Module 3: Supply Chain Risk Management and Third-Party Oversight
- Require Tier 1 and Tier 2 suppliers to provide evidence of ISO/SAE 21434 compliance or equivalent cybersecurity program maturity.
- Conduct on-site cybersecurity audits of critical suppliers, focusing on secure development practices and vulnerability disclosure processes.
- Enforce contractual clauses mandating disclosure of third-party software components (e.g., open-source libraries) and known vulnerabilities.
- Implement a software bill of materials (SBOM) collection and validation process for all externally sourced ECU software.
- Establish a joint vulnerability disclosure program with key suppliers to coordinate response to shared threats.
- Require suppliers to maintain a vulnerability management process with defined SLAs for patch delivery based on criticality.
Module 4: In-Vehicle Network Security Architecture
- Design network segmentation using firewalls or intrusion detection/prevention systems between CAN, Ethernet, and critical domains (e.g., powertrain).
- Implement message authentication for critical CAN signals using MAC-based schemes or secure gateways where feasible.
- Enforce strict ECU communication whitelisting to prevent unauthorized message injection or spoofing attacks.
- Deploy runtime monitoring on high-speed networks (e.g., Automotive Ethernet) to detect anomalous traffic patterns.
- Configure secure gateways to enforce access control policies between vehicle domains and external interfaces (e.g., telematics).
- Define and test fail-safe and fail-secure modes for security-critical ECUs under network denial-of-service conditions.
Module 5: Over-the-Air (OTA) Update Security and Management
- Require end-to-end cryptographic signing and verification of OTA update packages using asymmetric keys with hardware-backed storage.
- Implement rollback protection in OTA clients to prevent downgrade attacks to vulnerable firmware versions.
- Design OTA update scheduling to minimize exposure during transmission, including use of time-limited access tokens.
- Enforce dual approval workflows for production OTA campaigns, requiring both security and engineering sign-off.
- Log and monitor all OTA update attempts, including failures, for forensic analysis and anomaly detection.
- Validate update integrity and authenticity on the ECU prior to installation, including secure storage of update metadata.
Module 6: Threat Detection, Monitoring, and Incident Response
- Deploy ECU-level anomaly detection mechanisms that trigger alerts based on deviations from established behavioral baselines.
- Integrate vehicle-generated security events into a centralized SIEM with correlation rules tailored to automotive attack patterns.
- Define thresholds for reporting intrusion detection alerts from vehicles to backend systems, balancing bandwidth and urgency.
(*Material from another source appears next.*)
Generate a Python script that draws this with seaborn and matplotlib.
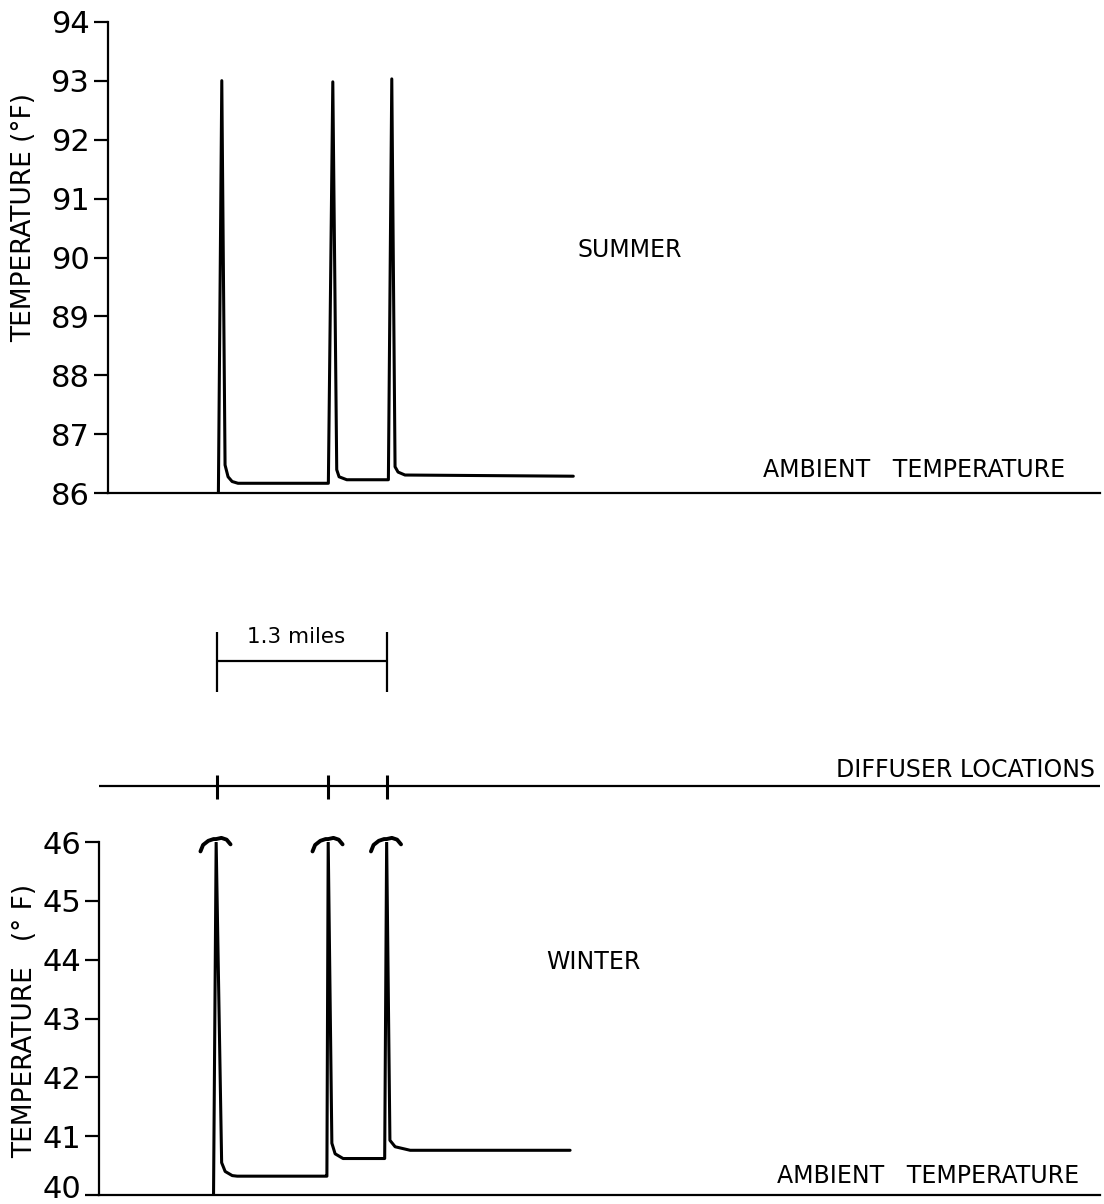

- Establish a vehicle-specific incident response playbook, including remote mitigation capabilities and field intervention procedures.
- Conduct red team exercises simulating attacks on connected vehicle systems to validate detection and response capabilities.
- Preserve forensic data from compromised ECUs using write-protected storage or secure logging channels.
Module 7: Data Protection and Privacy in Connected Systems
- Classify vehicle-generated data according to sensitivity (e.g., location, biometrics, driver behavior) and apply appropriate encryption.
- Implement data minimization techniques in telematics systems to avoid collecting unnecessary personal information.
- Use hardware security modules (HSMs) to protect encryption keys for stored or transmitted vehicle data.
- Enforce role-based access controls for backend systems that process or store vehicle data, with multi-factor authentication.
- Design data anonymization processes for datasets used in analytics or machine learning to reduce privacy risks.
- Conduct data protection impact assessments (DPIAs) for new connected features involving personal data processing.
Module 8: Continuous Cybersecurity Validation and Compliance
- Schedule recurring penetration testing of vehicle systems, including physical and remote attack vectors, with documented remediation tracking.
- Perform annual gap assessments against ISO/SAE 21434 and regulatory requirements, with action plans for identified deficiencies.
- Maintain a centralized vulnerability register that tracks known issues across vehicle platforms and component suppliers.
- Conduct security regression testing for every major software release to prevent reintroduction of patched vulnerabilities.
- Use threat intelligence feeds specific to automotive attacks to inform testing scenarios and defensive configurations.
- Implement a process for reviewing and updating security controls in response to field incident data and emerging attack techniques.